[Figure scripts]
────────────────────
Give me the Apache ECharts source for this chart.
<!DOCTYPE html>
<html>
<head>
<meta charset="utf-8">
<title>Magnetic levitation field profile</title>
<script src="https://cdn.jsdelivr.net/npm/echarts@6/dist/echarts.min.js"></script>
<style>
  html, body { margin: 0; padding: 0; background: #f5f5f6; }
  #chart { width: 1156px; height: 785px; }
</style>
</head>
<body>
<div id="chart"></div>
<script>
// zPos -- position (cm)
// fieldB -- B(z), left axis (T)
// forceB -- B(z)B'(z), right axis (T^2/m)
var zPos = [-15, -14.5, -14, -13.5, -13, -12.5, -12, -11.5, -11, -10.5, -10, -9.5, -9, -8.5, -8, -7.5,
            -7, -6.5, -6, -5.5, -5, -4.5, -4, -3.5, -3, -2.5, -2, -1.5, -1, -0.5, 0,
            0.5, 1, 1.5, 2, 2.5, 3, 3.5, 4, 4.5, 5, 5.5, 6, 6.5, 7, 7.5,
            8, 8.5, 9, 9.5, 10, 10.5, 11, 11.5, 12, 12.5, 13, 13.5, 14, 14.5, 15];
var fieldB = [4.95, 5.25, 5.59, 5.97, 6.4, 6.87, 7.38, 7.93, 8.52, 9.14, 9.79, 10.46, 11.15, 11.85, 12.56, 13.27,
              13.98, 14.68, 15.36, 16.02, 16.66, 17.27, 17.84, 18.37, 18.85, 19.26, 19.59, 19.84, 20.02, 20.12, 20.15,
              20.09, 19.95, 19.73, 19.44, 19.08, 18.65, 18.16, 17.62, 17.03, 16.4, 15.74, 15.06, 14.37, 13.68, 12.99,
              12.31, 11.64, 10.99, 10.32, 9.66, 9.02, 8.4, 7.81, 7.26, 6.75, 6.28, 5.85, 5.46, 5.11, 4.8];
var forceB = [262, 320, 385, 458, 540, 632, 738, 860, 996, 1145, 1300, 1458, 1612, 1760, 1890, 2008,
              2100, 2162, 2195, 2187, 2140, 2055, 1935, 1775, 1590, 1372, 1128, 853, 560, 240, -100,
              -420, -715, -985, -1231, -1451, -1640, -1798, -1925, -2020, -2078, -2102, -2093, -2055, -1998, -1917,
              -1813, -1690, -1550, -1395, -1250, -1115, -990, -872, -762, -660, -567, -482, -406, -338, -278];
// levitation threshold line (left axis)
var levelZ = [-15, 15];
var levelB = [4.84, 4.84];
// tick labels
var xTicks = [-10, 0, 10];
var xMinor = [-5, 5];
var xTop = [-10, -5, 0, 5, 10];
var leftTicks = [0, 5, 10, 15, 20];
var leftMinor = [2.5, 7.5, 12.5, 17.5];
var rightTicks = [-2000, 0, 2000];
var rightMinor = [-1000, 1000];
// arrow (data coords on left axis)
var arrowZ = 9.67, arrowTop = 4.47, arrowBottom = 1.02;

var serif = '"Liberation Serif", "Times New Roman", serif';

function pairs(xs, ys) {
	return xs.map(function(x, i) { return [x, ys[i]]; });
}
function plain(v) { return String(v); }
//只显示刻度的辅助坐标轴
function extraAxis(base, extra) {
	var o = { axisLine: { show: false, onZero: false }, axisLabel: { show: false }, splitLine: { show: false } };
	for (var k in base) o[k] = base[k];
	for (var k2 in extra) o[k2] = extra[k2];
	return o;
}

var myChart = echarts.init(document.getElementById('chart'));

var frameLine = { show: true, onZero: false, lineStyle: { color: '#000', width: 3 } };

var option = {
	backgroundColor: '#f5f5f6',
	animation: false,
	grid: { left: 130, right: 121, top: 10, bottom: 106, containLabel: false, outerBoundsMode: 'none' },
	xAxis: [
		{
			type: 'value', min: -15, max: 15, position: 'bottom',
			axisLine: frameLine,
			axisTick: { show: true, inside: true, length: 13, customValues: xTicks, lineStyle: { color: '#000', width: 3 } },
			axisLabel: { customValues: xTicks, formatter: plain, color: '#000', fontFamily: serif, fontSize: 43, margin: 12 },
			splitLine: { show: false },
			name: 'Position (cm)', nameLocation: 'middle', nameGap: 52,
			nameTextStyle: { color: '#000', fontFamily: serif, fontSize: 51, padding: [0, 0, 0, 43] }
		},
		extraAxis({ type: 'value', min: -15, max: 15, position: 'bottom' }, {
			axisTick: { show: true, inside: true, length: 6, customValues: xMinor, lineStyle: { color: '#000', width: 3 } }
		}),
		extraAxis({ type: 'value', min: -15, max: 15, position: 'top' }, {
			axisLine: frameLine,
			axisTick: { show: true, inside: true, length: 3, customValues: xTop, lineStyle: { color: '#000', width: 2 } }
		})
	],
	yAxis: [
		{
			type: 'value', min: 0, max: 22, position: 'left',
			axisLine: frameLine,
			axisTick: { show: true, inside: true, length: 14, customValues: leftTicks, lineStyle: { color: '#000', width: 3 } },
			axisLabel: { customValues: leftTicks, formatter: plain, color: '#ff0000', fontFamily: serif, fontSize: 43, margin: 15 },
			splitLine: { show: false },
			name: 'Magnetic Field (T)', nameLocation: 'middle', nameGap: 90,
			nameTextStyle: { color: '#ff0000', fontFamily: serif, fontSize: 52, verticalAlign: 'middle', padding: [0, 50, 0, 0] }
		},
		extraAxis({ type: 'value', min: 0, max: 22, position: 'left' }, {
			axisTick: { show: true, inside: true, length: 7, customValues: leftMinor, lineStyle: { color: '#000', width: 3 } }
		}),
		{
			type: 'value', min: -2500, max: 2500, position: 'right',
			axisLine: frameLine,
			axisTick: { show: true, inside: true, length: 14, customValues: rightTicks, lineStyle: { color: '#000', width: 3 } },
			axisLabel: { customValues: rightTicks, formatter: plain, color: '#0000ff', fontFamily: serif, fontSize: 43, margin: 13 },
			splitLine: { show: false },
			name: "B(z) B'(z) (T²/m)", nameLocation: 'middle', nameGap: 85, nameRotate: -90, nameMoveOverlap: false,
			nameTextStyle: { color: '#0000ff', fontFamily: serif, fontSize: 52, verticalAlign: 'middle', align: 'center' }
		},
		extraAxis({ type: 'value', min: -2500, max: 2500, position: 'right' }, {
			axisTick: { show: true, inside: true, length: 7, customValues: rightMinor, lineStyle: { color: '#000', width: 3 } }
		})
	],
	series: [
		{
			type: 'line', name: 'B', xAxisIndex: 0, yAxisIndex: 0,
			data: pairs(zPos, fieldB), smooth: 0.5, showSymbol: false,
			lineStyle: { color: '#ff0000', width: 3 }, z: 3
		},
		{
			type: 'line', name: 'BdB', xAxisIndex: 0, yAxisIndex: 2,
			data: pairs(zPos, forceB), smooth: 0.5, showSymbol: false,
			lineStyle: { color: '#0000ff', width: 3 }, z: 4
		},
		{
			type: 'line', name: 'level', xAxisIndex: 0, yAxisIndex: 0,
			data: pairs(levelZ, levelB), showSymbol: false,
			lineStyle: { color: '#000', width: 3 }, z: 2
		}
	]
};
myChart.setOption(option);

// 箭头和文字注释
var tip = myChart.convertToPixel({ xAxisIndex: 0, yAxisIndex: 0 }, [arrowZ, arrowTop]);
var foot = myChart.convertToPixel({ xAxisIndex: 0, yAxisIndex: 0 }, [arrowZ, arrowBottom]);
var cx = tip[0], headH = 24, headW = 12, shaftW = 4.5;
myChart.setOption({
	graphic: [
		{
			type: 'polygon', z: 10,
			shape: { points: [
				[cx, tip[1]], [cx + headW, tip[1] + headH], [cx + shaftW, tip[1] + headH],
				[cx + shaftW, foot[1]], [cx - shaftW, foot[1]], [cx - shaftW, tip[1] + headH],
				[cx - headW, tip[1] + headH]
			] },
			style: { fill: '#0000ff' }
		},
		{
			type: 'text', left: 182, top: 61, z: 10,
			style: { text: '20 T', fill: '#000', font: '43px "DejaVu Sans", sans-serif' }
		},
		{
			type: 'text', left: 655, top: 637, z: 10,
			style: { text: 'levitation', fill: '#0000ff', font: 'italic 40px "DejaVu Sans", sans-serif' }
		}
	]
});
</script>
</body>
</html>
────────────────────
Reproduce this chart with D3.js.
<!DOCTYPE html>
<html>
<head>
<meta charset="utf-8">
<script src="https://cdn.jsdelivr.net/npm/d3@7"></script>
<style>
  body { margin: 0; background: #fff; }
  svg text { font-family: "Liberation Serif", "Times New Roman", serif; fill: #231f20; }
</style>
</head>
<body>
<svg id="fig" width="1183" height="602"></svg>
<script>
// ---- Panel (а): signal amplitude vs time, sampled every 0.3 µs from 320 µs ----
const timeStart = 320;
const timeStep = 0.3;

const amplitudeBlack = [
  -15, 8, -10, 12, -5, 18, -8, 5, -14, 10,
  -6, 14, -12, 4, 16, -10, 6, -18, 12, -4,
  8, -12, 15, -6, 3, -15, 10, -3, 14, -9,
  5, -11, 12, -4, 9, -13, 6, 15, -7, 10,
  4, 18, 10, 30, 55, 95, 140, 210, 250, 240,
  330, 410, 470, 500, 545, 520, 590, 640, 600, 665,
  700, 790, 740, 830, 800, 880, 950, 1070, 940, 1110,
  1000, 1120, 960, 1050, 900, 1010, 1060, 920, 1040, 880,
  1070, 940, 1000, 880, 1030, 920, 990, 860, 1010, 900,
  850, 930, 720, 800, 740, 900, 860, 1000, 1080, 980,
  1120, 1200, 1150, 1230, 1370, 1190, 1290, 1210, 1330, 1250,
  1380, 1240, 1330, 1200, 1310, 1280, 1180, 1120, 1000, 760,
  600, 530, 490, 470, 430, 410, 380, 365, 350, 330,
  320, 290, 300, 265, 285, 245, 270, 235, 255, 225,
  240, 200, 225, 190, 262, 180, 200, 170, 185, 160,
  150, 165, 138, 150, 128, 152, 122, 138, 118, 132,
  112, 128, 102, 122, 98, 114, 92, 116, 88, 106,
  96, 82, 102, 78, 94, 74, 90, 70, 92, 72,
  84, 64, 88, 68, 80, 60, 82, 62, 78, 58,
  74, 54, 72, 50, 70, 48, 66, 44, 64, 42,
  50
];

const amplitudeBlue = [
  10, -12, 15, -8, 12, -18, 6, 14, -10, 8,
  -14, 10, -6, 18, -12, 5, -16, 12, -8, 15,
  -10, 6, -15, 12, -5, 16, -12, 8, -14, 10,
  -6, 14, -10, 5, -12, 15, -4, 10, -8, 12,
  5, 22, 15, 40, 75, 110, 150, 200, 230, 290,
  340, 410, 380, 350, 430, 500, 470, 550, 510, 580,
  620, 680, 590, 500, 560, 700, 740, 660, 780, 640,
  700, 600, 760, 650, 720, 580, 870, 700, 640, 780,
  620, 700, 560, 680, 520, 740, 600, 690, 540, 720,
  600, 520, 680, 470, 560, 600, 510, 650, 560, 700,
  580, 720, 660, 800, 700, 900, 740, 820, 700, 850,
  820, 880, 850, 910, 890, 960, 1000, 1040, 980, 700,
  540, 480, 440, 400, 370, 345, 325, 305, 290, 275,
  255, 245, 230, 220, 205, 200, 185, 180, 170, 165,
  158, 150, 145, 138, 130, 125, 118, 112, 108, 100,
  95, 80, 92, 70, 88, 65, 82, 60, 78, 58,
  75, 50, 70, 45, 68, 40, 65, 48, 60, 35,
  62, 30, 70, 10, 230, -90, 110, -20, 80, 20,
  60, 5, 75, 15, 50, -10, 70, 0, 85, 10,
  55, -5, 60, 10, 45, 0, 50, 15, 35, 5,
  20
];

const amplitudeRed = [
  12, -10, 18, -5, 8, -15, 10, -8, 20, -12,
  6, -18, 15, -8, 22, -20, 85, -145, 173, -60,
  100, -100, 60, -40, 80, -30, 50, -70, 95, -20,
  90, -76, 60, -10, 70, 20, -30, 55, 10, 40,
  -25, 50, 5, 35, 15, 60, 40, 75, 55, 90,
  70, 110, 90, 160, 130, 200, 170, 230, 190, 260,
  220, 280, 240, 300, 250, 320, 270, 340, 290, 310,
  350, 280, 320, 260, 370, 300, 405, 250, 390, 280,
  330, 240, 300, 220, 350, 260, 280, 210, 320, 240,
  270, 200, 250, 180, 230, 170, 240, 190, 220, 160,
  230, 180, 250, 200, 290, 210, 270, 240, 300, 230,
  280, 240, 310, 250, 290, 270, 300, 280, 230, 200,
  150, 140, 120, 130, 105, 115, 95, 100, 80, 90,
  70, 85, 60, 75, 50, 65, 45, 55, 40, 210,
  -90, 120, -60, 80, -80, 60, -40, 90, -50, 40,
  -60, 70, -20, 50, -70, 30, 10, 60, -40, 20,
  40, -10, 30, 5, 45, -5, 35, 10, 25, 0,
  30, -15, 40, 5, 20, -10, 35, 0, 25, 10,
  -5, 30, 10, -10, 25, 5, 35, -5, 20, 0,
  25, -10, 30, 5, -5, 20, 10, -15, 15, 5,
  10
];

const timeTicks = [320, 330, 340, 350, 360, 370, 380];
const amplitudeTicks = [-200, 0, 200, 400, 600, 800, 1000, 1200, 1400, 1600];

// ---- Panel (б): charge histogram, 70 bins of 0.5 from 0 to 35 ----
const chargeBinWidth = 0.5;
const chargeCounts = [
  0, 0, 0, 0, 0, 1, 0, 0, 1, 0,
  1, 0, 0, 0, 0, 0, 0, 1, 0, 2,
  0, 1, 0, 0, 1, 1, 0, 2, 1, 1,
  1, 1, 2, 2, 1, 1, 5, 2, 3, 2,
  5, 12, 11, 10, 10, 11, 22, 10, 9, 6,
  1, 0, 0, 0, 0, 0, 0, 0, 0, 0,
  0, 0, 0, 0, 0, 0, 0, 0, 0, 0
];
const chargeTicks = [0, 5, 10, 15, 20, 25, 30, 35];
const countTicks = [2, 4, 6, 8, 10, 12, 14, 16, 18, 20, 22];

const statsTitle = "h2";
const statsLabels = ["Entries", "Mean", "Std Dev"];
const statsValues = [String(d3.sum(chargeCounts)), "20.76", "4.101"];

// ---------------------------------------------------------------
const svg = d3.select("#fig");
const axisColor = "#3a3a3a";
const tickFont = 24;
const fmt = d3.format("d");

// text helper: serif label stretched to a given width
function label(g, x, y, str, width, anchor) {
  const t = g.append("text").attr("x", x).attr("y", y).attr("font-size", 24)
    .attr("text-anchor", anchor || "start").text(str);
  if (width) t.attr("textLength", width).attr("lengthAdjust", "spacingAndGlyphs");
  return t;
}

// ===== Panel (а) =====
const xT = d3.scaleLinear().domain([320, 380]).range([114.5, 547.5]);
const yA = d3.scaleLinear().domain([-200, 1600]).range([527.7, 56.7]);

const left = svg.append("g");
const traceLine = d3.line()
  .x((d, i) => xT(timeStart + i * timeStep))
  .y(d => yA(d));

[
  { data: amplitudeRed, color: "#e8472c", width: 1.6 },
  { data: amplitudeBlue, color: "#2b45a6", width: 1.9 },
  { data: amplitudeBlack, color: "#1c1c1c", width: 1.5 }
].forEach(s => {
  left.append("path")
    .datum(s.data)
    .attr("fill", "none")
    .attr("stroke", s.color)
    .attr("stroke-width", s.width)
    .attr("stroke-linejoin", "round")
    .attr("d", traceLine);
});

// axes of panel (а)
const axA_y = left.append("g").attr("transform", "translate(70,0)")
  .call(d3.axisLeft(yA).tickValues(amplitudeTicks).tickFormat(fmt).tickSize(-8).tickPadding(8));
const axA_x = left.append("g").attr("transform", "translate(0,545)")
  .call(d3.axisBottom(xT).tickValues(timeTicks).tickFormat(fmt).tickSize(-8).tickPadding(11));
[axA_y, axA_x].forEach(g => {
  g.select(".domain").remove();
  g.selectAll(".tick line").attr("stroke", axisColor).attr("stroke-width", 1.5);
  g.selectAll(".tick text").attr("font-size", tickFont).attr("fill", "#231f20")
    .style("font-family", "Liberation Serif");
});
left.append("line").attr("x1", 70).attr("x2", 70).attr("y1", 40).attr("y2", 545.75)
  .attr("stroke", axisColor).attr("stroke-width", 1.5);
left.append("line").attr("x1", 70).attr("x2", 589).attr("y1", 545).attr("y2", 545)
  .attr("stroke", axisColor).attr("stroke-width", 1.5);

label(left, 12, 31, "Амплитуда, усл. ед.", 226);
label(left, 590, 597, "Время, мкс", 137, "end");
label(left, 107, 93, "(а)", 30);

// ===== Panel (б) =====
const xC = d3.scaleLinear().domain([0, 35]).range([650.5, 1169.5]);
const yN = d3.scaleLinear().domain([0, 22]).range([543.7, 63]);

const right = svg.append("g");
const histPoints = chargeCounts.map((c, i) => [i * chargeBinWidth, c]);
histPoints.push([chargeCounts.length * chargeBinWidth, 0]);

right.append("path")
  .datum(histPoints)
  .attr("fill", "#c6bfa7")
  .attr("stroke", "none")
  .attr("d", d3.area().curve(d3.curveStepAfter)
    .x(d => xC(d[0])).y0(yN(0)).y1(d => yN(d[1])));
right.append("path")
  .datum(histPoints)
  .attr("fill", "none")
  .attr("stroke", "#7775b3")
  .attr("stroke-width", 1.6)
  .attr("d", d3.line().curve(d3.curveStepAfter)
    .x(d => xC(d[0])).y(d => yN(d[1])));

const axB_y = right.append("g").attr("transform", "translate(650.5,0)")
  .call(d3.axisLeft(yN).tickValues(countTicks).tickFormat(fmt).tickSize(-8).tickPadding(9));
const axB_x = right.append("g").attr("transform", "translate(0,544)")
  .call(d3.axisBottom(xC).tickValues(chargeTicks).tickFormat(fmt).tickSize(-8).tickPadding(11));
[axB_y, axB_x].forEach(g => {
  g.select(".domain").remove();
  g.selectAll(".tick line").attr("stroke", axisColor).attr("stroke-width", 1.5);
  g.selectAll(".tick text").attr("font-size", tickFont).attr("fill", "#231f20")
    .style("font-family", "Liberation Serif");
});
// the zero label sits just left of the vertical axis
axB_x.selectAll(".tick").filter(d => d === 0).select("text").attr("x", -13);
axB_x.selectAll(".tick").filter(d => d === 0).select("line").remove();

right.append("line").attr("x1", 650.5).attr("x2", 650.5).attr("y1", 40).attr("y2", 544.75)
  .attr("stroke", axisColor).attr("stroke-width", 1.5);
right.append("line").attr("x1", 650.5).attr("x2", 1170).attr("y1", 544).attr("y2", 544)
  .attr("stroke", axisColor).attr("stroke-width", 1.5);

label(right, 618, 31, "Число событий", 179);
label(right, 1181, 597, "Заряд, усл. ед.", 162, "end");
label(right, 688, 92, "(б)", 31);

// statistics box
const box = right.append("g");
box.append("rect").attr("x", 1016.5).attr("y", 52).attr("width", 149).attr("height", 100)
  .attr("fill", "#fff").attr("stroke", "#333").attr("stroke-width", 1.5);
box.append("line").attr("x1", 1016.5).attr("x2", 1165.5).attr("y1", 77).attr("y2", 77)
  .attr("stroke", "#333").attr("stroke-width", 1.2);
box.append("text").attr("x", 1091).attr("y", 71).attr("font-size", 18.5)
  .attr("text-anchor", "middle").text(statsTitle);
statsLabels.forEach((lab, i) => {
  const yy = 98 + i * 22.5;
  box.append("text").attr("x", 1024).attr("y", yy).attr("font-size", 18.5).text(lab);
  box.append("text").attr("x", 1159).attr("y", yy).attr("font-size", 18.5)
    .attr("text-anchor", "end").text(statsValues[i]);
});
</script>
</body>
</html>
────────────────────
## What to work on
Return exactly the lines above from the line that has "Reproduce this chart with D3.js." through the line that has "const timeStep = 0.3;", inclusive, and nothing else.

## Solution to this exercise
Reproduce this chart with D3.js.
<!DOCTYPE html>
<html>
<head>
<meta charset="utf-8">
<script src="https://cdn.jsdelivr.net/npm/d3@7"></script>
<style>
  body { margin: 0; background: #fff; }
  svg text { font-family: "Liberation Serif", "Times New Roman", serif; fill: #231f20; }
</style>
</head>
<body>
<svg id="fig" width="1183" height="602"></svg>
<script>
// ---- Panel (а): signal amplitude vs time, sampled every 0.3 µs from 320 µs ----
const timeStart = 320;
const timeStep = 0.3;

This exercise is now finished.